I give them a P for Persistence

Persistent – adj – continuing, esp. in the face of opposition, etc. See also: Black Death, Hemorrhoids, Dell computers.

You may recall about a year ago, I purchased a Dell Mini, in purple. Cute little thing, hardly worth the trouble of owning, but adorable nevertheless. As in all of my past Dell purchases, the first thing I did when taking it out of the box was remove all of the Dell-specific spyware and garbage they pile on that allows them to track my every fart. Then I removed all the pathetic anti-virus samplers and installed a real-man’s computer condom.

I rarely used it online, since I bought it to use basically as nothing more than an easily accessible media storage and computer backup system.

But if you also recall, that became my rally-cry against Dell purchases, since they insisted on phoning me at work and home once a week, every week, for months at a time, asking if they could assist me in setting up my Dell Mini, did I require help getting it online? Why hadn’t I used it yet? Why hadn’t I turned on Lojack? Did I need their assistance in making the computer work, since clearly I wasn’t surfing the ‘net and reporting back to them my every itch.

I couldn’t take it any longer, ranted here, and swore never to buy another Dell computer as long as I lived. Which is irritating because, aside from their annoying phone calls and constant spying, the machines they sell are really good quality.

So today, nearly a full year after I purchased that Dell Mini, and a solid three months since I’d given that computer to my niece as a gift – I get a phone call. Some Indian guy, from Dell Customer Service, inquiring about my Dell Mini. Seems they noticed it’s been a year, and I still appear to be too stupid to turn it on and surf the interwebbies, and he’s here to assist me in doing so.

I hung up.

Sure, it was rude – I could have tried to explain to him that I’m not a moron, and I know how to use a computer. I could have told him that the Mini was a gift for my niece, and that she’s thrilled with the little purple computer and it’s matching neoprene case. I could have told him, politely, that I appreciated his concern, but I was quite happy with my purchase and had no plans on making another in the future.

I could have told him aliens live in my ass-crack — he got off easy.

Am I just a crazed, privacy-whore, overreacting to simple acts of customer service?

After all, I’m the nutjob who refuses to publish directly to the Kindle using Amazon’s Createspace because they require access into my personal checking account, in order to affect payment and ensure proper tax reporting data. Direct. Access. Into my checking account. You’re probably thinking “Well it’s good enough and safe enough for thousands of people who do it every day, what’s your problem? Are you Paranoid or something?”
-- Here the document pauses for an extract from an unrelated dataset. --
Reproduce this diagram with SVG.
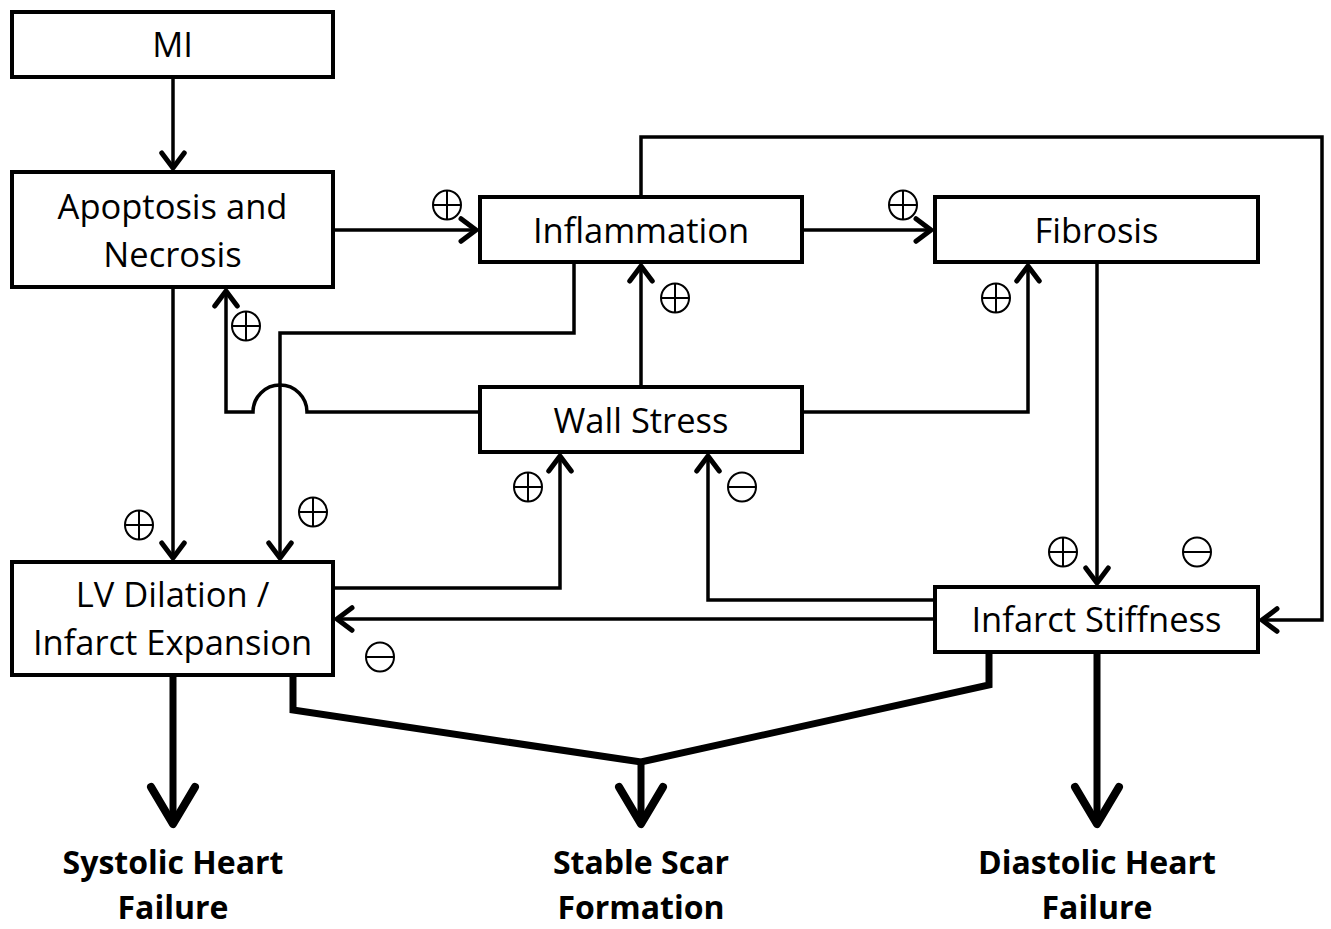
<svg xmlns="http://www.w3.org/2000/svg" width="1331" height="929" viewBox="0 0 1331 929">
<defs>
<style>
.box{fill:#fff;stroke:#000;stroke-width:4}
.lbl{font-family:"Open Sans","Liberation Sans",sans-serif;font-size:34.5px;text-anchor:middle;fill:#000}
.out{font-family:"Open Sans","Liberation Sans",sans-serif;font-size:32px;font-weight:bold;text-anchor:middle;fill:#000}
.ln{fill:none;stroke:#000;stroke-width:3.5;stroke-linejoin:miter}
.thk{fill:none;stroke:#000;stroke-width:7;stroke-linejoin:miter}
.sym{fill:none;stroke:#000;stroke-width:2}
</style>
<marker id="ah" markerUnits="userSpaceOnUse" markerWidth="30" markerHeight="30" viewBox="-16 -12 20 24" refX="0" refY="0" orient="auto">
<path d="M-12,-9 L0,0 L-12,9" fill="none" stroke="#000" stroke-width="4" stroke-linecap="round" stroke-linejoin="round"/>
</marker>
<marker id="thah" markerUnits="userSpaceOnUse" markerWidth="60" markerHeight="60" viewBox="-40 -26 46 52" refX="0" refY="0" orient="auto">
<path d="M-32,-19 L0,0 L-32,19" fill="none" stroke="#000" stroke-width="7" stroke-linecap="round" stroke-linejoin="round"/>
</marker>
<g id="plus"><ellipse cx="0" cy="0" rx="14" ry="14.5" class="sym"/><line x1="-14" y1="0" x2="14" y2="0" class="sym"/><line x1="0" y1="-14.5" x2="0" y2="14.5" class="sym"/></g>
<g id="minus"><ellipse cx="0" cy="0" rx="14" ry="14.5" class="sym"/><line x1="-14" y1="0" x2="14" y2="0" class="sym"/></g>
</defs>
<rect width="1331" height="929" fill="#fff"/>

<g id="connectors">
<path class="ln" d="M173,77 V168" marker-end="url(#ah)"/>
<path class="ln" d="M333,230 H476" marker-end="url(#ah)"/>
<path class="ln" d="M802,230 H931" marker-end="url(#ah)"/>
<path class="ln" d="M641,197 V137 H1322 V620 H1262" marker-end="url(#ah)"/>
<path class="ln" d="M574,262 V333 H280 V558" marker-end="url(#ah)"/>
<path class="ln" d="M173,287 V558" marker-end="url(#ah)"/>
<path class="ln" d="M480,412 H307 A27,27 0 0 0 253,412 H226 V291" marker-end="url(#ah)"/>
<path class="ln" d="M641,387 V266" marker-end="url(#ah)"/>
<path class="ln" d="M802,412 H1028 V266" marker-end="url(#ah)"/>
<path class="ln" d="M1097,262 V583" marker-end="url(#ah)"/>
<path class="ln" d="M333,588 H560 V456" marker-end="url(#ah)"/>
<path class="ln" d="M935,600 H708 V456" marker-end="url(#ah)"/>
<path class="ln" d="M935,619 H337" marker-end="url(#ah)"/>
<path class="thk" d="M173,675 V824" marker-end="url(#thah)"/>
<path class="thk" d="M293,675 V710 L641,762 L989,685 V652"/>
<path class="thk" d="M641,762 V824" marker-end="url(#thah)"/>
<path class="thk" d="M1097,652 V824" marker-end="url(#thah)"/>
</g>

<g id="signs">
<use href="#plus" x="447" y="205"/>
<use href="#plus" x="903" y="205"/>
<use href="#plus" x="675" y="298"/>
<use href="#plus" x="996" y="298"/>
<use href="#plus" x="246" y="326"/>
<use href="#plus" x="528" y="487"/>
<use href="#minus" x="742" y="487"/>
<use href="#plus" x="139" y="525"/>
<use href="#plus" x="313" y="512"/>
<use href="#plus" x="1063" y="552"/>
<use href="#minus" x="1197" y="552"/>
<use href="#minus" x="380" y="657"/>
</g>

<g id="node-mi"><rect class="box" x="12" y="12" width="321" height="65"/><text class="lbl" x="172.5" y="57">MI</text></g>
<g id="node-apoptosis"><rect class="box" x="12" y="172" width="321" height="115"/><text class="lbl" x="172.5" y="219">Apoptosis and</text><text class="lbl" x="172.5" y="267">Necrosis</text></g>
<g id="node-inflammation"><rect class="box" x="480" y="197" width="322" height="65"/><text class="lbl" x="641" y="243">Inflammation</text></g>
<g id="node-fibrosis"><rect class="box" x="935" y="197" width="323" height="65"/><text class="lbl" x="1096.5" y="243">Fibrosis</text></g>
<g id="node-wallstress"><rect class="box" x="480" y="387" width="322" height="65"/><text class="lbl" x="641" y="433">Wall Stress</text></g>
<g id="node-lv"><rect class="box" x="12" y="562" width="321" height="113"/><text class="lbl" x="172.5" y="607">LV Dilation /</text><text class="lbl" x="172.5" y="655">Infarct Expansion</text></g>
<g id="node-stiffness"><rect class="box" x="935" y="587" width="323" height="65"/><text class="lbl" x="1096.5" y="632">Infarct Stiffness</text></g>

<g id="out-systolic"><text class="out" x="173" y="874">Systolic Heart</text><text class="out" x="173" y="919">Failure</text></g>
<g id="out-scar"><text class="out" x="641" y="874">Stable Scar</text><text class="out" x="641" y="919">Formation</text></g>
<g id="out-diastolic"><text class="out" x="1097" y="874">Diastolic Heart</text><text class="out" x="1097" y="919">Failure</text></g>
</svg>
So what if I am. Everywhere I look these days, a company wants my email address so they can spam me with special sales and coupons. They want me to sign up for their loyalty cards, get on their mailing lists, take an online survey and be entered to win a shopping spree!

My God, people. It took YEARS for the government to put together the National Do Not Call list, about as long as it took them to put a stop to tons of unwanted junk snail mail. And all they did was change their tactics. They modernized for the computer-age.

And worse – because people aren’t even paying attention anymore.

I read an article today about the most highlighted passages in popular books, as posted by Amazon. The article was terribly impressed with the various passages people are marking in their Kindle editions, and marveling at the similar passages readers are taking extra interest in. You see, if you use a Kindle, and underline passages in your Kindle edition books, Amazon makes a note of them, and compares them to everyone else’s.

Does no one see what’s happening here? Or does no one really care anymore?